While these candies are a visual feast, they are never intended to be gazed upon for hours or adored for their colours, textures and memories. No sir! They are meant to be eaten, savoured like fine wine. Prolonged looking brings on nostalgic memories, storytelling and causes severe cases of salivation. Each one evokes warm, safe, comfortable feelings associated with positive recollections of things past. Christmas 2021 is a time to seek out those warm feelings and spread them around as much as possible.
By now I am on my fifth hard candy, letting it melt on my tongue. Soon, very soon, I will crack it into small bits then move onto number six. It is an indulgence of childhood, of innocent days and nights when snowflakes really did fall aimlessly from the sky and catching them on your tongue was a favourite sport. They provoke the hearing of voices of parents, grandparents, childhood friends, all babbling in the background of one’s mind embodying comfort and belonging, and most of all, warmth.
So, where does that take us? I know where it takes me. It leads me on a journey to remember, celebrate, and talk about the things that have brought me ‘warmth’ during the Christmas season. Part nostalgia, part memory, part fantasy, all momentary solace to the events which surround us. It is a time to draw upon experiences which have given us strength and pleasure, good things and occurrences which have impressed themselves upon our minds and woven themselves into the fabric of how we view our past. It is a time to bring them forward, a time to draw down on that investment; to use the strength we’ve embodied in them to buoy our battered spirits. Whether it is a favourite song, a carol that becomes an ear worm, a story often told this time of year or a fun memory of the season, bring it forth with a smile. It might be a childhood doll, a particular Christmas tree or a favourite fruit cake that springs to mind. Whatever it is, lean on it, share it, tell everyone you know who will listen and share a bit of your warmth with them. Most likely, they will share something in return.
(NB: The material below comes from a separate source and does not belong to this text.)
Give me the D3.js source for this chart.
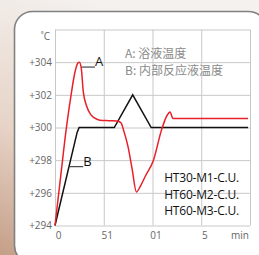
<!DOCTYPE html>
<html>
<head>
<meta charset="utf-8">
<script src="https://cdn.jsdelivr.net/npm/d3@7"></script>
<style>
  body { margin: 0; }
  svg { display: block; }
</style>
</head>
<body>
<div id="chart"></div>
<script>
// data (x in grid steps, y in kelvin)
const xTicks = [0, 1, 2, 3, 3.72]
const xLabels = ['0', '51', '01', '5', 'min']
const yTicks = [294, 296, 298, 300, 302, 304]

const bathX = [0, 0.12, 0.23, 0.33, 0.41, 0.47, 0.5, 0.54, 0.58, 0.65, 0.73, 0.8, 0.92, 1.1, 1.27, 1.35, 1.42, 1.5, 1.58, 1.67, 1.75, 1.85, 2.02, 2.19, 2.3, 2.36, 2.42, 2.5, 3.96]
const bathY = [294, 297.1, 299.9, 302, 303.4, 303.95, 304, 303.6, 302.2, 301.3, 300.8, 300.6, 300.45, 300.42, 300.4, 300.3, 299.7, 298.8, 297.5, 296.05, 296.4, 297.0, 298.0, 299.9, 300.75, 300.95, 300.55, 300.55, 300.55]

const innerX = [0, 0.454, 0.495, 1.216, 1.594, 1.973, 3.96]
const innerY = [294, 299.7, 300, 300, 302, 300, 300]

const legendLines = ['A: 浴液温度', 'B: 内部反应液温度']
const modelLines = ['HT30-M1-C.U.', 'HT60-M2-C.U.', 'HT60-M3-C.U.']

const W = 259, H = 255
const plot = {left: 55, right: 250, top: 29.5, bottom: 225.5}

const svg = d3.select('#chart').append('svg')
    .attr('width', W)
    .attr('height', H)

// backdrop
const defs = svg.append('defs')
const grad = defs.append('linearGradient')
    .attr('id', 'bg')
    .attr('x1', 0).attr('y1', 1).attr('x2', 0.35).attr('y2', 0)
grad.append('stop').attr('offset', '0%').attr('stop-color', '#c59f88')
grad.append('stop').attr('offset', '45%').attr('stop-color', '#e6d3c6')
grad.append('stop').attr('offset', '100%').attr('stop-color', '#f4f1ef')

svg.append('rect')
    .attr('width', W).attr('height', H)
    .attr('fill', 'url(#bg)')

svg.append('rect')
    .attr('x', 14.5).attr('y', 11.5)
    .attr('width', 252).attr('height', 252)
    .attr('rx', 18).attr('ry', 18)
    .attr('fill', '#fff')
    .attr('stroke', '#808080')
    .attr('stroke-width', 1.6)

const x = d3.scaleLinear().domain([0, 4]).range([plot.left, plot.right])
const y = d3.scaleLinear().domain([294, 306]).range([plot.bottom, plot.top])

const font = '"Open Sans", "Noto Sans", sans-serif'

// grid
const grid = svg.append('g')
grid.append('g')
    .attr('transform', `translate(0, ${plot.bottom})`)
    .call(d3.axisBottom(x).tickValues([0, 1, 2, 3, 4]).tickSize(-(plot.bottom - plot.top)).tickFormat(''))
grid.append('g')
    .attr('transform', `translate(${plot.left}, 0)`)
    .call(d3.axisLeft(y).tickValues([294, 296, 298, 300, 302, 304, 306]).tickSize(-(plot.right - plot.left)).tickFormat(''))
grid.selectAll('.domain').remove()
grid.selectAll('line').attr('stroke', '#c8c8c8').attr('stroke-width', 1)

// axes labels
const yAxis = svg.append('g')
    .attr('transform', `translate(${plot.left}, 0)`)
    .call(d3.axisLeft(y).tickValues(yTicks).tickSize(0).tickPadding(3).tickFormat(d => '+' + d))
const xAxis = svg.append('g')
    .attr('transform', `translate(0, ${plot.bottom})`)
    .call(d3.axisBottom(x).tickValues(xTicks).tickSize(0).tickPadding(6).tickFormat((d, i) => xLabels[i]))
svg.selectAll('.domain').remove()
svg.selectAll('.tick text')
    .attr('fill', '#666')
    .style('font-family', font)
    .style('font-size', '10px')
xAxis.selectAll('.tick text').attr('dx', 3)

svg.append('text')
    .attr('x', plot.left - 5)
    .attr('y', y(305.6))
    .attr('dy', '0.35em')
    .attr('text-anchor', 'end')
    .attr('fill', '#666')
    .style('font-family', font)
    .style('font-size', '10px')
    .text('˚C')

// curves
const bath = bathX.map((d, i) => [d, bathY[i]])
const inner = innerX.map((d, i) => [d, innerY[i]])

svg.append('path')
    .datum(inner)
    .attr('fill', 'none')
    .attr('stroke', '#111')
    .attr('stroke-width', 1.5)
    .attr('d', d3.line().x(d => x(d[0])).y(d => y(d[1])))

svg.append('path')
    .datum(bath)
    .attr('fill', 'none')
    .attr('stroke', '#e8202a')
    .attr('stroke-width', 1.5)
    .attr('d', d3.line().curve(d3.curveMonotoneX).x(d => x(d[0])).y(d => y(d[1])))

// A / B callouts
const callouts = [
    {name: 'A', x0: 0.55, x1: 0.82, yv: 303.7},
    {name: 'B', x0: 0.3, x1: 0.58, yv: 297.6}
]
callouts.forEach(c => {
    svg.append('line')
        .attr('x1', x(c.x0)).attr('x2', x(c.x1))
        .attr('y1', y(c.yv)).attr('y2', y(c.yv))
        .attr('stroke', '#222').attr('stroke-width', 1)
    svg.append('text')
        .attr('x', x(c.x1))
        .attr('y', y(c.yv) - 1)
        .attr('fill', '#111')
        .style('font-family', font)
        .style('font-size', '13px')
        .text(c.name)
})

// legend
svg.append('g').selectAll('text')
    .data(legendLines)
    .enter()
    .append('text')
    .attr('x', 125)
    .attr('y', (d, i) => 53.5 + i * 17)
    .attr('dy', '0.35em')
    .attr('fill', '#8a8a8a')
    .style('font-family', '"Noto Sans CJK SC", "Open Sans", sans-serif')
    .style('font-size', '12px')
    .text(d => d)

svg.append('g').selectAll('text')
    .data(modelLines)
    .enter()
    .append('text')
    .attr('x', 239)
    .attr('y', (d, i) => 178 + i * 16.5)
    .attr('dy', '0.35em')
    .attr('text-anchor', 'end')
    .attr('fill', '#111')
    .style('font-family', font)
    .style('font-size', '12px')
    .style('letter-spacing', '-0.2px')
    .text(d => d)
</script>
</body>
</html>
This Christmas, in our smaller than anticipated gatherings, let’s turn to those family members and friends within our bubbles, hold their hands, feel their tremors, their fear and uncertainty then give them a hug. Share your warmth with each of them. That hug with its shared body heat and the security of a pair of encircling arms may be all they need to bring their Christmas into focus. It may become the memory of a lifetime. Hold someone close and tell them how much you care. Hold hands and watch the snow fall in your neighbourhood, listen to your favourite music, recall familiar stories. Don’t hesitate to retell a fondly remembered tall tale over again for it’s in the telling that we remember, that we preserve and carry on our culture and identity.
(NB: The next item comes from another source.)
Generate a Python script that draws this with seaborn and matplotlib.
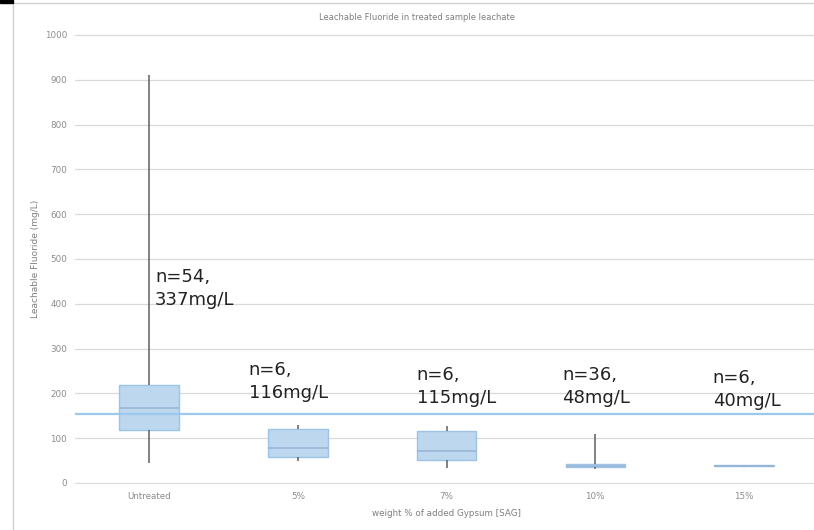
import matplotlib
matplotlib.use("Agg")
import matplotlib.pyplot as plt
from matplotlib.patches import Rectangle
import seaborn as sns
import pandas as pd

# ---- data (mg/L) ----
groups = ["Untreated", "5%", "7%", "10%", "15%"]
whisker_low = [44, 48, 34, 31, 36]
q1 = [118, 59, 51, 35, 37]
median = [168, 77, 71, 38, 38.5]
q3 = [218, 120, 116, 42, 40]
whisker_high = [910, 129, 128, 109, 41]

# annotation contents
sample_n = [54, 6, 6, 36, 6]
mean_mg = [337, 116, 115, 48, 40]

# horizontal blue reference line
ref_level = 153
y_ticks = list(range(0, 1001, 100))

# where the annotations sit (offset from group centre, top of text in mg/L)
label_dx = [0.04, -0.33, -0.20, -0.22, -0.21]
label_top = [480, 272, 261, 261, 254]

# five-number summary -> 5 points per group; with whis=(0, 100) seaborn
# puts quartiles/median/whiskers exactly on these values
rows = []
for g, lo, a, m, b, hi in zip(groups, whisker_low, q1, median, q3, whisker_high):
    for v in (lo, a, m, b, hi):
        rows.append({"group": g, "value": v})
df = pd.DataFrame(rows)

sns.set_theme(style="white")
plt.rcParams["font.family"] = ["DejaVu Sans"]

fig = plt.figure(figsize=(8.14, 5.30), dpi=100)
ax = fig.add_axes([0.0917, 0.0870, 0.9137, 0.8808])

sns.boxplot(
    data=df, x="group", y="value", order=groups,
    whis=(0, 100), width=0.40, saturation=1,
    color="#bdd7ee", linecolor="#9dc3e6", linewidth=1,
    showcaps=False, fliersize=0,
    whiskerprops={"color": "#5f5f5f", "linewidth": 1.1},
    medianprops={"color": "#95b3d3", "linewidth": 1.1},
    ax=ax,
)

ax.axhline(ref_level, color="#9cc8ee", linewidth=1.6, zorder=3)

ax.set_ylim(-2, 1040)
ax.set_xlim(-0.5, 4.5)
ax.set_yticks(y_ticks)
ax.set_axisbelow(True)
ax.grid(axis="y", color="#d9d9d9", linewidth=0.9)
ax.grid(axis="x", visible=False)
for s in ax.spines.values():
    s.set_visible(False)
ax.tick_params(axis="both", length=0, labelsize=6.3, labelcolor="#8c8c8c")
ax.tick_params(axis="x", pad=6)
ax.tick_params(axis="y", pad=5.5)
ax.set_xlabel("")
ax.set_ylabel("")

for i, (n, m) in enumerate(zip(sample_n, mean_mg)):
    ax.text(i + label_dx[i], label_top[i], f"n={n},\n{m}mg/L",
            ha="left", va="top", fontsize=13, linespacing=1.33,
            color="#222222", zorder=5)

fig.text(417 / 814, 1 - 17 / 530, "Leachable Fluoride in treated sample leachate",
         ha="center", va="center", fontsize=6, color="#7f7f7f")
fig.text(446 / 814, 1 - 514 / 530, "weight % of added Gypsum [SAG]",
         ha="center", va="center", fontsize=6.3, color="#7f7f7f")
fig.text(35 / 814, 1 - 259 / 530, "Leachable Fluoride (mg/L)",
         ha="center", va="center", rotation=90, fontsize=6.5, color="#7f7f7f")

# chart-area frame and the dark corner of the screenshot
fig.patches.append(Rectangle((13 / 814, -0.01), 1.1, 1.01 - 2.5 / 530, fill=False,
                             edgecolor="#d0d0d0", linewidth=1,
                             transform=fig.transFigure, figure=fig))
fig.patches.append(Rectangle((0, 1 - 3 / 530), 13 / 814, 3 / 530, color="black",
                             transform=fig.transFigure, figure=fig))

fig.savefig("out.png", dpi=100)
Share a drink, a special meal, eat familiar snacks, call an old friend and reminisce, wrap yourself in a warm blanket, stare out the window and think of others. Pick up the phone and call that neighbour you haven’t seen for a while. Call someone who lives alone. Ask them about their favourite candies during Christmas. If they don’t have any, perhaps a door-drop can be arranged. We have so much in our treasure chests that are memorable, things that make us feel warm inside. Reach in and pull them out. This is the year to fortify ourselves and those we cherish with our own strength. Reach out to those objects and people that make you feel good. If you have a tin of Old Fashioned Hard Candy to lean on or share, then so much the better. This may be a hard candy Christmas for many of us!
Merry Christmas to all and a firm goodbye to 2021!
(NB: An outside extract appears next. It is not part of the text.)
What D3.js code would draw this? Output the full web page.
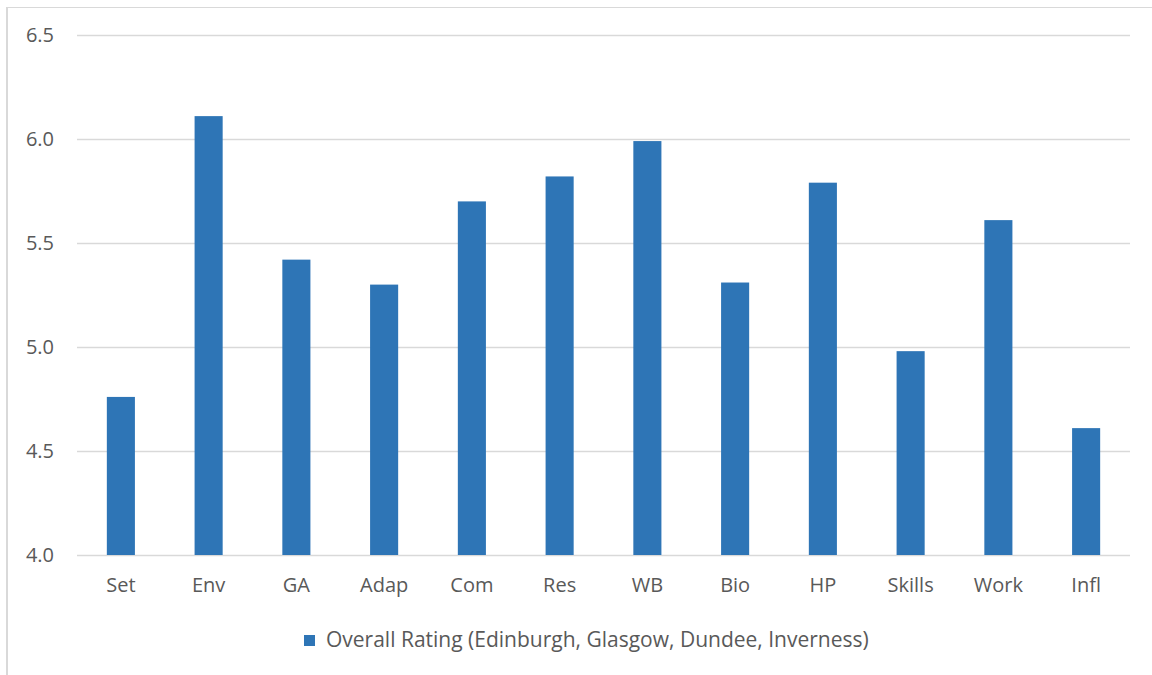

Nice thoughts Alex. I’m sure you tried a Pot Of Gold chocolate and put it back because it was too hard leaving your teeth marks as if no one would notice. Oh well,hope you have a Christmas as merry as the times allow. Bud
By: Bud on December 24, 2021
at 10:30 am
Merry Christmas and thank you for the encouragement …..clever approach.
By: Deborah Rough on December 26, 2021
at 11:42 pm
Thank you Alex for some wonderful Christmas hard candy memories and the picture, I can almost taste that humbug!
By: Camilla on December 28, 2021
at 5:37 pm
Alex, what a wonderful memory. Merry Christmas to you and Hazel and a Safe and Happy New Yesr!
By: Sally on December 31, 2021
at 5:03 am
Beautiful Never gets old… I remember the Hard candy bucket, and kept it for years and now I believe I passed it in to my daughter… (Button tin) but the memory hangs on, and I can taste them in my memory. Thank You
My roots are in Mose Ambrose.. My father Joseph T Miles left in the late 1930s, served overseas with the Royal Navy)radio operator after WW11 he came back to settle in Gander and worked Gander Air Radio until retirement. My father’s mother, my Grandmother, Mary Ann Miles (nee Bullen born 1881) left Mose Ambrose 1945 to move to Halifax to live with her son Charles Miles she passed away in Halifax at the age of 105 years. Her husband George K. Miles Passed away 1938.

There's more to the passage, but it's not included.